The exercise
Transcribe the material from its first line onward, ending with the line that contains "import plotly.graph_objects as go" and adding nothing beyond it.

- - -

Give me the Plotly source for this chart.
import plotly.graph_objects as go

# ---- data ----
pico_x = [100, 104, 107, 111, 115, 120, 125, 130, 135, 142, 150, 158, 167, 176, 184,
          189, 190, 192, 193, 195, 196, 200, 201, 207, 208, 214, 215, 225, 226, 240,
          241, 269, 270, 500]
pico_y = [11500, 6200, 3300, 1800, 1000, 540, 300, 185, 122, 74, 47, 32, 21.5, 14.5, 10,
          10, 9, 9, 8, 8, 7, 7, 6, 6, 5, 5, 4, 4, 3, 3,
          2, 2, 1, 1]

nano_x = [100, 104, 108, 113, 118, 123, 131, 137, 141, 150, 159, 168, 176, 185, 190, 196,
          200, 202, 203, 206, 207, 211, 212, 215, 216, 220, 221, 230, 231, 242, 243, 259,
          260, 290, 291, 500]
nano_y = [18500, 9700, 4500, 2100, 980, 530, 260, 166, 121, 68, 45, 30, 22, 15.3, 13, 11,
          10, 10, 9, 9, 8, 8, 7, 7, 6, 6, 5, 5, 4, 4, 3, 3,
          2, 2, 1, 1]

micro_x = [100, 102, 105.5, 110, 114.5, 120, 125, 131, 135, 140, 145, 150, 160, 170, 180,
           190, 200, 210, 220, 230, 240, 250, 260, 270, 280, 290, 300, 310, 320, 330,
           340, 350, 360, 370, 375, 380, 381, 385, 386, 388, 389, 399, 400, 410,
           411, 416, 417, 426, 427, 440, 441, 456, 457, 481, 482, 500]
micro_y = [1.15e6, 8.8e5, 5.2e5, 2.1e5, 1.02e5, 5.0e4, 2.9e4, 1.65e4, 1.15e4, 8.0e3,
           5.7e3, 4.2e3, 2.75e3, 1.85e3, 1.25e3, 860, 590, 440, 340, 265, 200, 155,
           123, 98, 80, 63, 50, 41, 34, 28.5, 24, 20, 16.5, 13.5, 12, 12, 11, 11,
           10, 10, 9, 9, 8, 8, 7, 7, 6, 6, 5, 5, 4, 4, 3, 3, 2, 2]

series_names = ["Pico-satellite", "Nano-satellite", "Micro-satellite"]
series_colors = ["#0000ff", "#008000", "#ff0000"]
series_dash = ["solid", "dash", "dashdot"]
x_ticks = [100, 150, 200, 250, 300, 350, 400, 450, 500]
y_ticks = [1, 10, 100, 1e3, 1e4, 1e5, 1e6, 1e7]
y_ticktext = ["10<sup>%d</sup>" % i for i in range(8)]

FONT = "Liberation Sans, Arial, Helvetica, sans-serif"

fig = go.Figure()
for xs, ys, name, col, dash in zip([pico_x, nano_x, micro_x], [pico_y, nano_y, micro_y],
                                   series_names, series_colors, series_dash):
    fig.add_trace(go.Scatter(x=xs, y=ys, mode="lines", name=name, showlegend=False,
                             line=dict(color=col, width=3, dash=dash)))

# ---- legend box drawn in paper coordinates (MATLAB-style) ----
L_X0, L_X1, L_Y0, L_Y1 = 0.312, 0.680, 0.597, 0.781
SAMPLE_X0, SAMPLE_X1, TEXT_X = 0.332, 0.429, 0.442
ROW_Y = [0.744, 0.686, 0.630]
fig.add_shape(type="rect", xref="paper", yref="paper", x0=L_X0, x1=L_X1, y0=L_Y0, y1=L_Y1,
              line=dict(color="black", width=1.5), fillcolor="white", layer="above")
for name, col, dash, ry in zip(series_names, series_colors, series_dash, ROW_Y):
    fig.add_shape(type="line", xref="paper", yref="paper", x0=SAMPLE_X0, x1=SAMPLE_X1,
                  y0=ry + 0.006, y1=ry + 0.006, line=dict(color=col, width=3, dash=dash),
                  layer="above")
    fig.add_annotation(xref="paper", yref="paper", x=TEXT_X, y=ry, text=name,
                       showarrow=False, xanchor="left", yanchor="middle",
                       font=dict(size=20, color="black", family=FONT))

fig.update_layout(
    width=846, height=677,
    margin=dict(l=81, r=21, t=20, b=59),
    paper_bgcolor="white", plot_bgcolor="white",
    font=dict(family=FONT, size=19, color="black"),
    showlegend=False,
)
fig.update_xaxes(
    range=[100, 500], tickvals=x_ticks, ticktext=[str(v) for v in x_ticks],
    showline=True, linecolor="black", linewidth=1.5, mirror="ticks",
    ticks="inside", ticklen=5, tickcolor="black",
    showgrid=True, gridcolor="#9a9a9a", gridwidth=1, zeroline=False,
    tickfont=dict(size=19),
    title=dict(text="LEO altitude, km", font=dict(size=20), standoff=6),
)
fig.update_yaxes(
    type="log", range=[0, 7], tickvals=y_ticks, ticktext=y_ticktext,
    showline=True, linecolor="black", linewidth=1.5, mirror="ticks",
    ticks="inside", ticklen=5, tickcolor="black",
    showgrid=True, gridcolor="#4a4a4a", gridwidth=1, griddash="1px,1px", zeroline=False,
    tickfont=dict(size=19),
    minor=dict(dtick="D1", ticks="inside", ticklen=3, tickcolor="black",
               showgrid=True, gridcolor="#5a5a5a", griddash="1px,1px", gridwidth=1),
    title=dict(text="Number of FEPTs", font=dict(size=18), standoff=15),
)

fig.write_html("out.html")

- - -

The completed task
Give me the Plotly source for this chart.
import plotly.graph_objects as go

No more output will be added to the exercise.